Rio shoots in, takes Lawrence down, arm bars him, and their round ends with Lawrence downed once again, his back taken by Rio. Lawrence storms off, presumably in search of the supposed benefits of his youth.

“Rio stepped up,” Cruz says. “And Justin, when he doesn’t kick your ass, he starts getting frustrated with himself.”

Cruz talks with Lawrence after practice, calming him down and explaining to him that he needs to start relying on his mind as much as he does on his physical gifts. “You’ve got to find different ways to win other than [with] power, athleticism and speed…now you’ve got to think each round,” Cruz explains calmly.

Now’s the time we learn a little bit more about Proctor and Tickle’s lives outside of the Octagon. Both men say they’ve used MMA training to lift themselves out rough situations during their youths.

Proctor was raised by his grandparents, his father in jail during his youth and his mom out of the picture. He goes on to say proudly that these days he and his dad are close, and that his dad has been clean of drugs for four years.

Proctor’s coach Faber says of the quiet Massachusetts kid, “always beware of the dog with no bark.”

Faber is confident that Proctor’s technical style will be able to overcome Tickle’s powerful brawling. The segment ends with the voice of Faber and perhaps an assistant coach doing the Faber thing to do – coining nicknames.

“Proc-daddy,” Faber says.   “Proctologist,” another voice says. “The Proctornator,” Faber submits. It’s like improvised jazz, really it is.

“Velociproctor,” the other voice offers. To which Faber, simply says, in a mellow voice, “I know.”

Ok.

We’ve got the first real house prank of the season, ladies and gents!

Guess who does it? That’s right, Tickle me Chris. Tickle takes a plastic water jug, cuts it in half, fills with water and rigs it on the house front door so that when Team Faber walks in, it will fall on one of them.

Joe Proctor walks in and gets soaked. With water from his own water bottle!

Proctor laughs it off. Tickle brags about Proctor getting “smoked.” What is and isn’t entertaining must vary wildly depending on one’s ability to communicate with the outside world, read, listen to music or watch television.

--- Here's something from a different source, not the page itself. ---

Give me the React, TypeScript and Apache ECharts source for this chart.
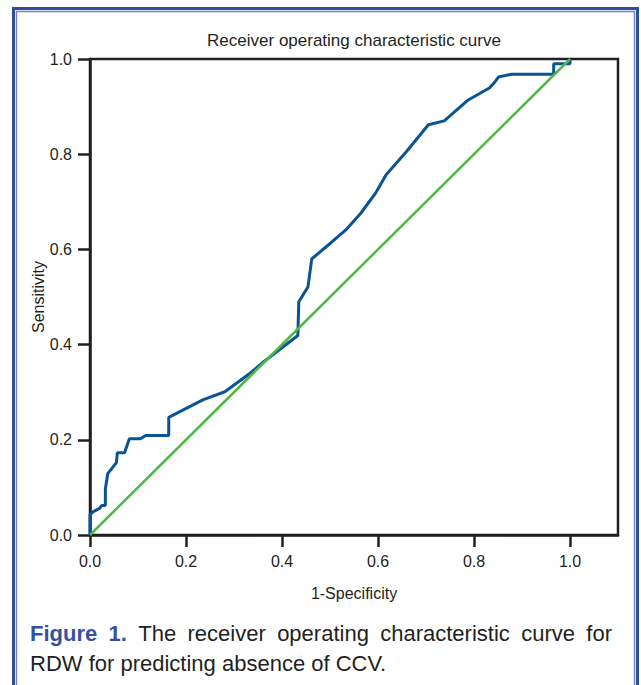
import React, { useEffect, useRef } from "react";
import * as echarts from "echarts";

// ROC curve points: [1-Specificity, Sensitivity]
const rocX = [0, 0, 0.007, 0.02, 0.024, 0.032, 0.032, 0.037, 0.055, 0.057, 0.072, 0.082, 0.105, 0.116, 0.164, 0.164, 0.235, 0.281, 0.335, 0.362, 0.433, 0.435, 0.454, 0.462, 0.502, 0.533, 0.565, 0.596, 0.617, 0.659, 0.705, 0.738, 0.788, 0.832, 0.842, 0.851, 0.878, 0.966, 0.966, 1.0, 1.0];
const rocY = [0, 0.043, 0.049, 0.056, 0.062, 0.062, 0.096, 0.129, 0.152, 0.173, 0.173, 0.202, 0.202, 0.209, 0.209, 0.247, 0.284, 0.301, 0.341, 0.364, 0.419, 0.49, 0.521, 0.58, 0.614, 0.641, 0.677, 0.72, 0.757, 0.805, 0.862, 0.87, 0.914, 0.939, 0.95, 0.962, 0.968, 0.968, 0.99, 0.99, 1.0];
const refX = [0, 1];
const refY = [0, 1];
const xTicks = [0, 0.2, 0.4, 0.6, 0.8, 1.0];
const yTicks = [0, 0.2, 0.4, 0.6, 0.8, 1.0];

const TITLE = "Receiver operating characteristic curve";
const X_NAME = "1-Specificity";
const Y_NAME = "Sensitivity";
const CAPTION_BOLD = ["Figure", "1."];
const CAPTION_LINE1 = ["The", "receiver", "operating", "characteristic", "curve", "for"];
const CAPTION_LINE2 = "RDW for predicting absence of CCV.";

const FONT = "'Liberation Sans', Arial, Helvetica, sans-serif";
const TEXT = "#231f20";
const BLUE_CAP = "#3450a2";

function measure(text: string, size: number, weight: string) {
  const c = document.createElement("canvas").getContext("2d");
  if (!c) return text.length * size * 0.5;
  c.font = `${weight} ${size}px 'Liberation Sans', Arial, sans-serif`;
  return c.measureText(text).width;
}

export default function App() {
  const ref = useRef<HTMLDivElement>(null);
  useEffect(() => {
    if (!ref.current) return;
    const chart = echarts.init(ref.current, null, { renderer: "svg" });

    // justified first caption line
    const capSize = 22;
    const words = [
      ...CAPTION_BOLD.map((w) => ({ w, bold: true })),
      ...CAPTION_LINE1.map((w) => ({ w, bold: false })),
    ];
    const x0 = 30;
    const x1 = 612;
    const widths = words.map((o) => measure(o.w, capSize, o.bold ? "bold" : "normal"));
    const total = widths.reduce((a, b) => a + b, 0);
    const gap = (x1 - x0 - total) / (words.length - 1);
    let cx = x0;
    const capEls: any[] = words.map((o, i) => {
      const el = {
        type: "text",
        x: cx,
        y: 633,
        style: {
          text: o.w,
          fill: o.bold ? BLUE_CAP : TEXT,
          fontSize: capSize,
          fontWeight: o.bold ? "bold" : "normal",
          fontFamily: FONT,
          textAlign: "left",
          textVerticalAlign: "middle",
        },
      };
      cx += widths[i] + gap;
      return el;
    });
    capEls.push({
      type: "text",
      x: x0,
      y: 663,
      style: {
        text: CAPTION_LINE2,
        fill: TEXT,
        fontSize: capSize,
        fontFamily: FONT,
        textAlign: "left",
        textVerticalAlign: "middle",
      },
    });

    chart.setOption({
      animation: false,
      backgroundColor: "#ffffff",
      grid: {
        left: 90,
        right: 23,
        top: 59,
        bottom: 150,
        show: true,
        borderColor: "#231f20",
        borderWidth: 2.5,
        backgroundColor: "transparent",
      },
      xAxis: {
        type: "value",
        min: 0,
        max: 1.1,
        interval: 0.2,
        name: X_NAME,
        nameLocation: "middle",
        nameGap: 50,
        nameMoveOverlap: false,
        nameTextStyle: { fontSize: 16, color: TEXT, fontFamily: FONT },
        axisLine: { show: true, lineStyle: { color: "#231f20", width: 2.5 } },
        axisTick: { show: true, length: 12, lineStyle: { color: "#231f20", width: 2.5 }, customValues: xTicks },
        axisLabel: {
          fontSize: 16,
          color: TEXT,
          fontFamily: FONT,
          margin: 18,
          customValues: xTicks,
          formatter: (v: number) => v.toFixed(1),
        },
        splitLine: { show: false },
      },
      yAxis: {
        type: "value",
        min: 0,
        max: 1,
        interval: 0.2,
        name: Y_NAME,
        nameLocation: "middle",
        nameRotate: 90,
        nameGap: 44,
        nameMoveOverlap: false,
        nameTextStyle: { fontSize: 16, color: TEXT, fontFamily: FONT },
        axisLine: { show: true, lineStyle: { color: "#231f20", width: 2.5 } },
        axisTick: { show: true, length: 12, lineStyle: { color: "#231f20", width: 2.5 }, customValues: yTicks },
        axisLabel: {
          fontSize: 16,
          color: TEXT,
          fontFamily: FONT,
          margin: 18,
          customValues: yTicks,
          formatter: (v: number) => v.toFixed(1),
        },
        splitLine: { show: false },
      },
      series: [
        {
          type: "line",
          data: rocX.map((x, i) => [x, rocY[i]]),
          showSymbol: false,
          symbol: "none",
          lineStyle: { color: "#0b5494", width: 3 },
          z: 3,
        },
        {
          type: "line",
          data: refX.map((x, i) => [x, refY[i]]),
          showSymbol: false,
          symbol: "none",
          lineStyle: { color: "#4db848", width: 2.5 },
          z: 4,
        },
      ],
      graphic: [
        {
          type: "rect",
          shape: { x: 13.5, y: 8.5, width: 624, height: 720 },
          style: { fill: "none", stroke: "#2e4d9b", lineWidth: 3 },
          silent: true,
        },
        {
          type: "rect",
          shape: { x: 16.5, y: 11.5, width: 618, height: 720 },
          style: { fill: "none", stroke: "#7384c4", lineWidth: 1.5 },
          silent: true,
        },
        {
          type: "text",
          x: 354,
          y: 40,
          style: {
            text: TITLE,
            fill: TEXT,
            fontSize: 17,
            fontFamily: FONT,
            textAlign: "center",
            textVerticalAlign: "middle",
          },
        },
        ...capEls,
      ],
    });
    return () => chart.dispose();
  }, []);
  return (
    <div
      ref={ref}
      style={{ position: "absolute", left: 0, top: 0, width: 641, height: 685, background: "#fff" }}
    />
  );
}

Live cut- in! Vitor Belfort is in the UFC Training Center waiting to watch the fight.

We’re back in the house on Easter Sunday and the guys all seem to wish they were back home with family for the holiday. Lawrence, underscoring how young he really is, actually says that he misses being at home with his parents for Easter, because his mom and dad get him an Easter basket each year.

Tickle is being all nice and cooking a turkey and ham for the guys. Two other guys are off in the distance in the yard playing bean bag in their underwear. Why not, I guess?

Mike Cheisa is waxing poetic on what it will be like getting back home and being with a  girl again after three months with dudes. “Look, this is going to be the worst performance of my life,” he imagines telling the lucky lady to be. “You’re going to get naked. I’m going to put my hands on you and then I’m going to jizz all over you.”

Who hasn’t been there?

Tickle talks a bit about growing up in the not-Chicago portion of Illinois and dealing with racism. He says he was in and out of jail through his youth but that training himself in MMA lifted him out of many bad habits.

Ironically, he may be the real mature guy in the house because of the real-world responsibilities he has. “Most of these guys live on their own or with their parents,” Tickle says. He, on the other hand, has a fiancé and two kids.

“I fight for my family,” he says.

At the weigh-in, Cruz looks at Faber in his Urijah Faber dress-code mandated flip flos and calls his toes “sweaty.” Faber brushes off Cruz by saying he is “very intimidating with zero finishes.”

Tickle weighs in at 153 while eating pizza on the scale and then breaks up the seriousness of his stare down with Proctor by asking Joe if he can “smell my pizza?”

Fight time!

Proctor comes out staring hard at Tickle.

Rd 1

Proctor lands a jab, Tickle misses with a head kick. Lots of feinting from both men. Tickle with a rear roundhouse leg kick.

Proctor with an inside leg kick. Tickle marches towards Joe with a left-right, left-right combo followed by an attempted high kick that is blocked.

Proctor lands a right hand and clinches with Tickle. Tickle reverses and presses Proctor against the cage. Tickle lands an overhand right on separation and then throws a hard punch combo at Proctor, mixing the body and the head.

They free up and hit the center of the cage. A lot of measuring each other up and Tickle coming in with bursts of strikes. Two head kicks that miss from Tickle but a left hook that lands.

Proctor throws a two-punch combo and clinches up with Tickle. Proctor has his own back to the cage but is controlling Tickle’s head in a Thai plum grip. Tickle defends against knees to the head and they separate with Tickle whiffing on a big overhand elbow strike to the head.

Proctor jabs and then shoots and gets a double leg takedown. Tickle scrambles up to his feet but gives up his back in the process.

Proctor gets behind Tickle and gets his arm under his chin, dragging Tickle backwards onto the mat. Tickle fights hard to remove Proctor’s connecting hand from the back of his own head, but Proctor maintains the other arm’s position under Tickle’s throat and eventually secures the tap out.

Three in a row for Team Faber. They now lead 3-2

Matchup time!

Faber chooses his own John Cofer to face Vinc Pichel. Faber also takes the time to give Vinc a new nickname. Vinc “From the depths of hell” Pichel. The man is a champion and a poet.